Anne van Kesteren

`rel=canonical`

16 February 2009

I wonder why the canonical extension to the rel attribute was not first proposed on an open forum. Someone might have bothered to point out that it is almost (if not the same) as the self value Atom uses. Also, Google, Microsoft, et al, there is a registry for extensions to the rel attribute. Take note.

The extension itself only seems marginally useful. In the extreme case you would have to use it for every page because someone could put a question mark at the end of the URL with a bunch of useless parameters that do not affect anything at all. In most of the other cases redirects would probably be better. The Wikipedia scenario is somewhat compelling though.

Comments

It's unfortunate 'self' isn't in the registry.
Posted by Ben at 1:29AM
Yeah, it's not really clear whether HTML and Atom share the same value space in that sense. (Which should not stop us from using the same names if they are identical in meaning.)
Posted by Anne van Kesteren at 1:48AM
Atom's link/rel and HTML's link rel live in different namespaces, use different value registries, have different datatypes, and are defined in specifications which do not reference each other. Is there any reason to think that they share the same value space, other than the fact that they share the same (local-)name?
Posted by Mark at 2:25AM
Just the value alternate and the fact that Atom also uses the link element with the rel attribute.
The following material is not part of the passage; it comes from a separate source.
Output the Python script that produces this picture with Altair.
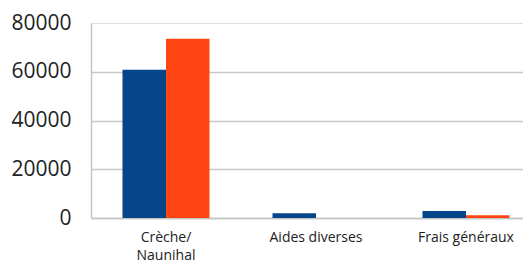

Well, and there are some people from the HTTP WG who try to combine Atom, HTML, and HTTP Link link relationships into a single thing. (I’m neutral to that idea at the moment and opposed to the way it is suggested to function.)
Posted by Anne van Kesteren at 3:10AM
This would be useful on most pages in web apps, I think. Wikipedia has a very nice, clean division between "pages" and "editor-only junk", with basically no gimmicks or options on the pages, and so it's one of the least compelling use-cases (although it's certainly convenient for redirects). A much more compelling use-case is your typical forum link like
http://www.twcenter.net/forums/showthread.php?t=124773&page=5&perpage=10&highlight=browser
which as far as the search engine is concerned, should probably be treated like
http://www.twcenter.net/forums/showthread.php?t=124773&page=3
or some similarly non-obvious thing. I've long thought a directive like this would be useful. No objections about "Why didn't they propose it publicly first?", but I've gotten used to that for this kind of search engine feature by now. At least they cooperated with each other instead of all making up a slightly different thing.
(Wow, never tried posting here before. The requirement to manually enter valid XHTML must cut down on uninformed comments, not to mention spam bots. But really, & isn't allowed?)
Posted by Aryeh Gregor at 6:12AM
Not meaning to be flamebait, but has Google ever had any interaction with the standardization process? It seems to me like they just do whatever they want as long at it doesn't directly hurt anyone else.
Also, I don't quite get the point of this. Aren't URL's supposed to be canonical in their nature? I could point you to the appropriate literature, but you're probably already read it.
Posted by Alan Trick at 6:39AM
Aren't URL's supposed to be canonical [...]?

Well said!
Posted by Ben Millard at 8:04AM
@Alan: Like any organization, commercial or not for profit, some people participate and coordinate and some ignore. It is specifically true for a big organization. Like Anne, I would have preferred that Google, Yahoo and Microsoft used an open standard organization such as W3C, or even IETF for making their proposal. But it is often happening that a group of likely minded people create their own thing. This time, it is search engines companies, in the past it has been blogs companies (notfollow). We had also browser vendors (whatwg), or Social Network Services (Social Graph). Maybe now that the damage is done, maybe they could write a simple W3C Note or a W3C Member Submission at least.
Posted by Karl at 2:49PM
WHATWG at least allows for public participation. I think it therefore is something distinct from what has happened here, but feel free to disagree.
Posted by Anne van Kesteren at 4:12PM
Some CMS's were created Before Google and unfortunately haven't modified their core software to suit SEO. This is actually pretty helpful for the real-world use case where a publisher using one of these systems needs to fix duplicate content problems inherent in the CMS.
Posted by KH at 5:05AM
I was just re-reading http://diveintomark.org/archives/2002/12/29/million_dollar_markup which reminds me of rel=bookmark.
"Now, there is a way to specify permalinks in HTML, but virtually nobody uses it. On each actual permalink link, you can specify rel="bookmark". "...
Do the two overlap?
Posted by Dan Brickley at 5:29AM
I wonder why the canonical extension to the rel attribute was not first proposed on an open forum.
Whatever Google demands, Google gets. So why would they bother asking anyone else for input? ;)
Posted by Ben Buchanan at 12:00PM
For me rel="self" should return that exact resource, complete with sort orders, search terms, highlighting and other formatting cruft. rel="canonical" however should have the same meaning even if the formatting changes slightly. rel="shortlink" (my current focus) would then be a short version of the canonical URL, useful for space-constrained (e.g. microblogging, mobile) and manual entry (e.g. printed, spoken) applications.
Of course that's not taking into account versioning information such as "this link is to a specific version and will never change even if the document is updated" vs "this is the most current version of the document" (the former being useful for quoting wikipedia for example).
Sam
Posted by Sam Johnston at 9:00PM